** Exercise directions **
Copy the lines of the data below exactly, starting at the first and stopping after the line that contains "import * as echarts from 'echarts';"; include no pictures.

** Given information **
•••••
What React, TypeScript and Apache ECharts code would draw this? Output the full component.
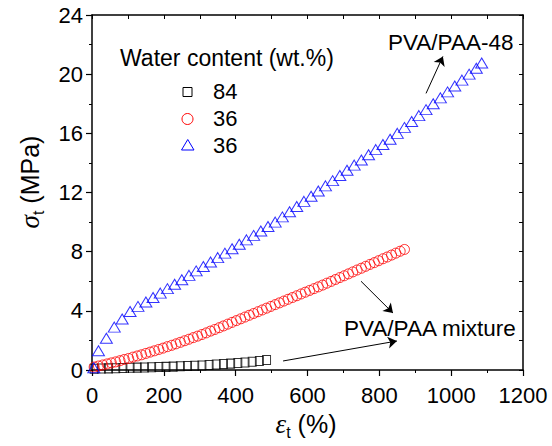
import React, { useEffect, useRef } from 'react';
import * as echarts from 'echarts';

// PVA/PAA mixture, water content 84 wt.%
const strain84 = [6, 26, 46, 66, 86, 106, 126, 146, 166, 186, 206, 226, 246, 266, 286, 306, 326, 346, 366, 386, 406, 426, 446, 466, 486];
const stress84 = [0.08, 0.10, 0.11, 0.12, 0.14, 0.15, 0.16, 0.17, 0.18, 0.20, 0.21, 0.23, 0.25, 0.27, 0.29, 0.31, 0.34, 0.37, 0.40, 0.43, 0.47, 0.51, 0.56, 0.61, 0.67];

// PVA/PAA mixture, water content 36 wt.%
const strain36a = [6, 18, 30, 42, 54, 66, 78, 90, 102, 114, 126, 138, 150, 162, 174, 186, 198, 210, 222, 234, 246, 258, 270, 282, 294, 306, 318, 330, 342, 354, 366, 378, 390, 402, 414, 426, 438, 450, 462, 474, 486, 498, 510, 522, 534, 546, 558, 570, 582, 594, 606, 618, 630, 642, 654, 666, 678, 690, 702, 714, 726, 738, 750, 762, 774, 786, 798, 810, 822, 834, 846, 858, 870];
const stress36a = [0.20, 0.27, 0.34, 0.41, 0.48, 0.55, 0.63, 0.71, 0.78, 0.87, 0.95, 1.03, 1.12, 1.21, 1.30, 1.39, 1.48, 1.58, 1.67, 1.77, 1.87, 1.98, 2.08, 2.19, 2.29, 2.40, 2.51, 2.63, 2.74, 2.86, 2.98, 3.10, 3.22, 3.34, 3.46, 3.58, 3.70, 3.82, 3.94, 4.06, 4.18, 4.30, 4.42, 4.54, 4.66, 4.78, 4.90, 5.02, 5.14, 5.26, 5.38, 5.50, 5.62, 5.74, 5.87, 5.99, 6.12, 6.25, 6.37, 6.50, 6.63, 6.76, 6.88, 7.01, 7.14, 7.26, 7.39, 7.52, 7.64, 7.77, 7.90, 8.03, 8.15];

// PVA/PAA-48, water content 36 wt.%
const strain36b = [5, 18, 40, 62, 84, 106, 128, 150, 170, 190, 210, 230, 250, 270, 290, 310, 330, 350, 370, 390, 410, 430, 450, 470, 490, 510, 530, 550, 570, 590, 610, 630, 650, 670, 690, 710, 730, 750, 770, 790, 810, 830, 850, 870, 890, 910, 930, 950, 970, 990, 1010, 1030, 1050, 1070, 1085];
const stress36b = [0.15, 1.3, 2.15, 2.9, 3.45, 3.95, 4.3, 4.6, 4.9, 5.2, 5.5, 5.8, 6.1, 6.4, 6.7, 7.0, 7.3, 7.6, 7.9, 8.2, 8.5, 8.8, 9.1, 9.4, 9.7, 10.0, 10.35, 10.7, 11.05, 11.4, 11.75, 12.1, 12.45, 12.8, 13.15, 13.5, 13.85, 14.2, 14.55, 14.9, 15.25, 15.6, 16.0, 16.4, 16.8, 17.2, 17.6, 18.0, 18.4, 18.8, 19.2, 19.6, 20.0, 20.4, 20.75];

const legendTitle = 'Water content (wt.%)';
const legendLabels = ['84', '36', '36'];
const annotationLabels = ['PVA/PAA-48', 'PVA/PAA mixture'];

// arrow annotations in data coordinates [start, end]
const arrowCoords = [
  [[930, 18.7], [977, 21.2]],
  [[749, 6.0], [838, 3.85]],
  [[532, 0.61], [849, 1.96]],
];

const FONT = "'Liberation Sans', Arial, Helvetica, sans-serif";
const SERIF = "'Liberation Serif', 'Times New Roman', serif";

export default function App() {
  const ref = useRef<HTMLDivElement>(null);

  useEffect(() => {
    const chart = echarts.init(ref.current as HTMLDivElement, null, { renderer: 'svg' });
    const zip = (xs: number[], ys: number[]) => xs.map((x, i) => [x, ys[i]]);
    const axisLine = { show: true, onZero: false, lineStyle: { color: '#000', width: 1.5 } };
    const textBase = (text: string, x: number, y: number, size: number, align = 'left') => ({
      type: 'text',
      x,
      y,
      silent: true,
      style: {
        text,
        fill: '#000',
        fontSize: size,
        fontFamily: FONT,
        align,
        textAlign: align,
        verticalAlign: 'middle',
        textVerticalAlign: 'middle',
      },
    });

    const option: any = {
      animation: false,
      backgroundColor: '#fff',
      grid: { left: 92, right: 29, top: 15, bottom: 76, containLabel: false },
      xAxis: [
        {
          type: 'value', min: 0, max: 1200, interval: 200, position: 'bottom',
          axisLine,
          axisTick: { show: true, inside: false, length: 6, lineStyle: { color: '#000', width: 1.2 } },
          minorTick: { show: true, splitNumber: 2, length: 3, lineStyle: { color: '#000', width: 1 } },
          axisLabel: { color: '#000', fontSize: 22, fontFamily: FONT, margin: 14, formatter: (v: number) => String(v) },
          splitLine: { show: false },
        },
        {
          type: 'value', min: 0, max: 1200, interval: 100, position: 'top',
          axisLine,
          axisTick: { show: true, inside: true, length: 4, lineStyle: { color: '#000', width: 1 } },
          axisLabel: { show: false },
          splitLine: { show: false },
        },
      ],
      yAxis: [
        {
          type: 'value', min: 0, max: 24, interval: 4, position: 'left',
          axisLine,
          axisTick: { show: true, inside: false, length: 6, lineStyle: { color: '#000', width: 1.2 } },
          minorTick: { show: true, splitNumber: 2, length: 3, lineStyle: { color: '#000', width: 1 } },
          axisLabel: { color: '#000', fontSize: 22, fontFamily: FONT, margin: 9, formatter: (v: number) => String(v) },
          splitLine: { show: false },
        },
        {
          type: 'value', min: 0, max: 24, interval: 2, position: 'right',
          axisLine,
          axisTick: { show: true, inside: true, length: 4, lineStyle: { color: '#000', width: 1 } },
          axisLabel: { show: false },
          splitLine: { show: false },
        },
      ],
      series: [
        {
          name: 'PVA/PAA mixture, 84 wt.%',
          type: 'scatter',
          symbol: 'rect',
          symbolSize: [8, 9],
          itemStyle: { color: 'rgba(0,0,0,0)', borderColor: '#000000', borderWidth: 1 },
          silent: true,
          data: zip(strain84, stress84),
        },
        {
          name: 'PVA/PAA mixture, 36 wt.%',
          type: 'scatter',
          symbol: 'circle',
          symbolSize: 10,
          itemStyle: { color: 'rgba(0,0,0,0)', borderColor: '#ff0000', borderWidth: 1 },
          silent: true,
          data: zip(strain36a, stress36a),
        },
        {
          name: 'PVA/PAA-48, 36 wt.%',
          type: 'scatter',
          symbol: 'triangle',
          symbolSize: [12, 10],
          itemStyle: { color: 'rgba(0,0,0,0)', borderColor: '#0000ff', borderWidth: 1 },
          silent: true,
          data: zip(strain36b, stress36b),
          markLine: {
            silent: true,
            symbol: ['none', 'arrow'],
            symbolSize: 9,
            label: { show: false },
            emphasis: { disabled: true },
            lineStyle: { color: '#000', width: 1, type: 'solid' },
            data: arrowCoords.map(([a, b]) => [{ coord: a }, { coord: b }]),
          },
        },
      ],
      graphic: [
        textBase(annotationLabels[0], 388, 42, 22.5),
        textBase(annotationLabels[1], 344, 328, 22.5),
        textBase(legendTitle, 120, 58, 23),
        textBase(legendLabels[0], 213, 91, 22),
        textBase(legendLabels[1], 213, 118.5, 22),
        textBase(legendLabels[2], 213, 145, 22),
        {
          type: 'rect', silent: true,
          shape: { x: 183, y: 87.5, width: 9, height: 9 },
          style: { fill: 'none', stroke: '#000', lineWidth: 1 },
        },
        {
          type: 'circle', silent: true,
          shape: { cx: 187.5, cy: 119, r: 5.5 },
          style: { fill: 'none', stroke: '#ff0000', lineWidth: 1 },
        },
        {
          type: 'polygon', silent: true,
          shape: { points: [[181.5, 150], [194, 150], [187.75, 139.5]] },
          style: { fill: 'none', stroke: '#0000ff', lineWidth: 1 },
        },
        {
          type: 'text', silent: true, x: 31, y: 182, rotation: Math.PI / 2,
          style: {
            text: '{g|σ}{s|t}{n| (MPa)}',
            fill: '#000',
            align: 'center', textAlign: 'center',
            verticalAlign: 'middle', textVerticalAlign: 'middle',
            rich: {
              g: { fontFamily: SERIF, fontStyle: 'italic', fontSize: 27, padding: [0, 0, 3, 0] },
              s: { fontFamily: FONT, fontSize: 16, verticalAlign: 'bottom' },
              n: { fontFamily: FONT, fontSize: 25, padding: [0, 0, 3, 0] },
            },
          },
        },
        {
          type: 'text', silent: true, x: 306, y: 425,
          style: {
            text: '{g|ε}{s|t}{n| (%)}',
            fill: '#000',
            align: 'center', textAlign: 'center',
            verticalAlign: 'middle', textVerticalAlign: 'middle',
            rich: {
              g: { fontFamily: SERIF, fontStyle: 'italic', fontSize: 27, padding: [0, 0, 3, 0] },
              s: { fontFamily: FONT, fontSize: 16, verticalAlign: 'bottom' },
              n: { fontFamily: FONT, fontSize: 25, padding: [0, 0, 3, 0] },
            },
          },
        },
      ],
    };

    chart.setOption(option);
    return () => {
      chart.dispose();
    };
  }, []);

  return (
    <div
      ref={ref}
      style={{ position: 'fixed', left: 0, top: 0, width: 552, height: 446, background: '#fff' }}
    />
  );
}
•••••
** Result of the task **
What React, TypeScript and Apache ECharts code would draw this? Output the full component.
import React, { useEffect, useRef } from 'react';
import * as echarts from 'echarts';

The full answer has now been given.